_Aim_.
Restate, exactly and without pictures, the lines from the start of the listing below through the line holding "ax.plot(rx, ry, '--', color='gray', lw=2)".
## start
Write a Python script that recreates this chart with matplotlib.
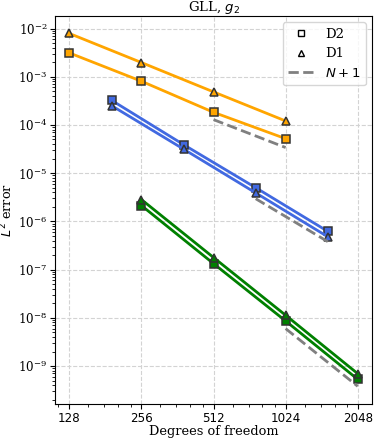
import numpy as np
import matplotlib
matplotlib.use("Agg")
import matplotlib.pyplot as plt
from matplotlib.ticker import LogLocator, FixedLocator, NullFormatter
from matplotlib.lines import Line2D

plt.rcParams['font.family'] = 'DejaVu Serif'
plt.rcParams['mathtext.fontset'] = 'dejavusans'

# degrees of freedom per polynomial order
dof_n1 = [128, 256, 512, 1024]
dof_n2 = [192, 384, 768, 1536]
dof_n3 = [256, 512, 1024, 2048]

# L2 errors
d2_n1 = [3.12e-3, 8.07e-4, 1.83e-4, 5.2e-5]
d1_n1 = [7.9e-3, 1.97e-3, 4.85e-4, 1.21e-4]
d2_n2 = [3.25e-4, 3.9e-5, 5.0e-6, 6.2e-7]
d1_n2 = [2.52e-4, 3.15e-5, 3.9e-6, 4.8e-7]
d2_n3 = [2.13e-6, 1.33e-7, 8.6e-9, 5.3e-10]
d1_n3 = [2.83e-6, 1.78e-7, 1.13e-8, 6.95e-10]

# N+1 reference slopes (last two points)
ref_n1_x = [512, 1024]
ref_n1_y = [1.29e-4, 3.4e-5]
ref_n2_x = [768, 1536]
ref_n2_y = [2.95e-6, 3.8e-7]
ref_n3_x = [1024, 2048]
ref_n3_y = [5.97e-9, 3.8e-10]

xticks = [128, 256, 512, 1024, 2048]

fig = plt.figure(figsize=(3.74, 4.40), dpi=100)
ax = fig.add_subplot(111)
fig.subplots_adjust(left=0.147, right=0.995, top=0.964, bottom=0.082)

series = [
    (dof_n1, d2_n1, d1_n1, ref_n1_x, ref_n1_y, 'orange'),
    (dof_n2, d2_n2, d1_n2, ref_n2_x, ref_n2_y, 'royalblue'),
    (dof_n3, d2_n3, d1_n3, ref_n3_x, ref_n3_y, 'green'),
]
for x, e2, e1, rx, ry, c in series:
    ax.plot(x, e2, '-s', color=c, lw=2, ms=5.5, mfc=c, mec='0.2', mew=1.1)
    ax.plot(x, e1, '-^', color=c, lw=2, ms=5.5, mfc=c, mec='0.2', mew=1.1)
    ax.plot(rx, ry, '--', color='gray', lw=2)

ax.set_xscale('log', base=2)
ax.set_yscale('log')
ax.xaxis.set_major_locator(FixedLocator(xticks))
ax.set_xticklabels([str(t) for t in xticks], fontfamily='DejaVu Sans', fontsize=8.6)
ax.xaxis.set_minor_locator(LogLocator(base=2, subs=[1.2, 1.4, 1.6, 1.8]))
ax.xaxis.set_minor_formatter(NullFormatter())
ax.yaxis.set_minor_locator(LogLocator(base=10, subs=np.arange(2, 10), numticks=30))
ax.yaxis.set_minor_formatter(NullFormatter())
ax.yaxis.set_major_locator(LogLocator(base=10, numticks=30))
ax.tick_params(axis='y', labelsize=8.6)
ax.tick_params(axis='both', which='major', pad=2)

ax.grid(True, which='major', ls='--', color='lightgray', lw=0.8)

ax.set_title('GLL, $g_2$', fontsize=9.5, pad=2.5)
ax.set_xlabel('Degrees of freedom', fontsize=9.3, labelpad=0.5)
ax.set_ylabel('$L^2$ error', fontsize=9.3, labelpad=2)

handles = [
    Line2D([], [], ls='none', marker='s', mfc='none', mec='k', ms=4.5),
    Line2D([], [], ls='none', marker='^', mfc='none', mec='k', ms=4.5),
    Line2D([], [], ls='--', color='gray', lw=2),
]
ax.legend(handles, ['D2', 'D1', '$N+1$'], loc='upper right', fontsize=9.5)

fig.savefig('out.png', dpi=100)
## end
_Correct answer_.
Write a Python script that recreates this chart with matplotlib.
import numpy as np
import matplotlib
matplotlib.use("Agg")
import matplotlib.pyplot as plt
from matplotlib.ticker import LogLocator, FixedLocator, NullFormatter
from matplotlib.lines import Line2D

plt.rcParams['font.family'] = 'DejaVu Serif'
plt.rcParams['mathtext.fontset'] = 'dejavusans'

# degrees of freedom per polynomial order
dof_n1 = [128, 256, 512, 1024]
dof_n2 = [192, 384, 768, 1536]
dof_n3 = [256, 512, 1024, 2048]

# L2 errors
d2_n1 = [3.12e-3, 8.07e-4, 1.83e-4, 5.2e-5]
d1_n1 = [7.9e-3, 1.97e-3, 4.85e-4, 1.21e-4]
d2_n2 = [3.25e-4, 3.9e-5, 5.0e-6, 6.2e-7]
d1_n2 = [2.52e-4, 3.15e-5, 3.9e-6, 4.8e-7]
d2_n3 = [2.13e-6, 1.33e-7, 8.6e-9, 5.3e-10]
d1_n3 = [2.83e-6, 1.78e-7, 1.13e-8, 6.95e-10]

# N+1 reference slopes (last two points)
ref_n1_x = [512, 1024]
ref_n1_y = [1.29e-4, 3.4e-5]
ref_n2_x = [768, 1536]
ref_n2_y = [2.95e-6, 3.8e-7]
ref_n3_x = [1024, 2048]
ref_n3_y = [5.97e-9, 3.8e-10]

xticks = [128, 256, 512, 1024, 2048]

fig = plt.figure(figsize=(3.74, 4.40), dpi=100)
ax = fig.add_subplot(111)
fig.subplots_adjust(left=0.147, right=0.995, top=0.964, bottom=0.082)

series = [
    (dof_n1, d2_n1, d1_n1, ref_n1_x, ref_n1_y, 'orange'),
    (dof_n2, d2_n2, d1_n2, ref_n2_x, ref_n2_y, 'royalblue'),
    (dof_n3, d2_n3, d1_n3, ref_n3_x, ref_n3_y, 'green'),
]
for x, e2, e1, rx, ry, c in series:
    ax.plot(x, e2, '-s', color=c, lw=2, ms=5.5, mfc=c, mec='0.2', mew=1.1)
    ax.plot(x, e1, '-^', color=c, lw=2, ms=5.5, mfc=c, mec='0.2', mew=1.1)
    ax.plot(rx, ry, '--', color='gray', lw=2)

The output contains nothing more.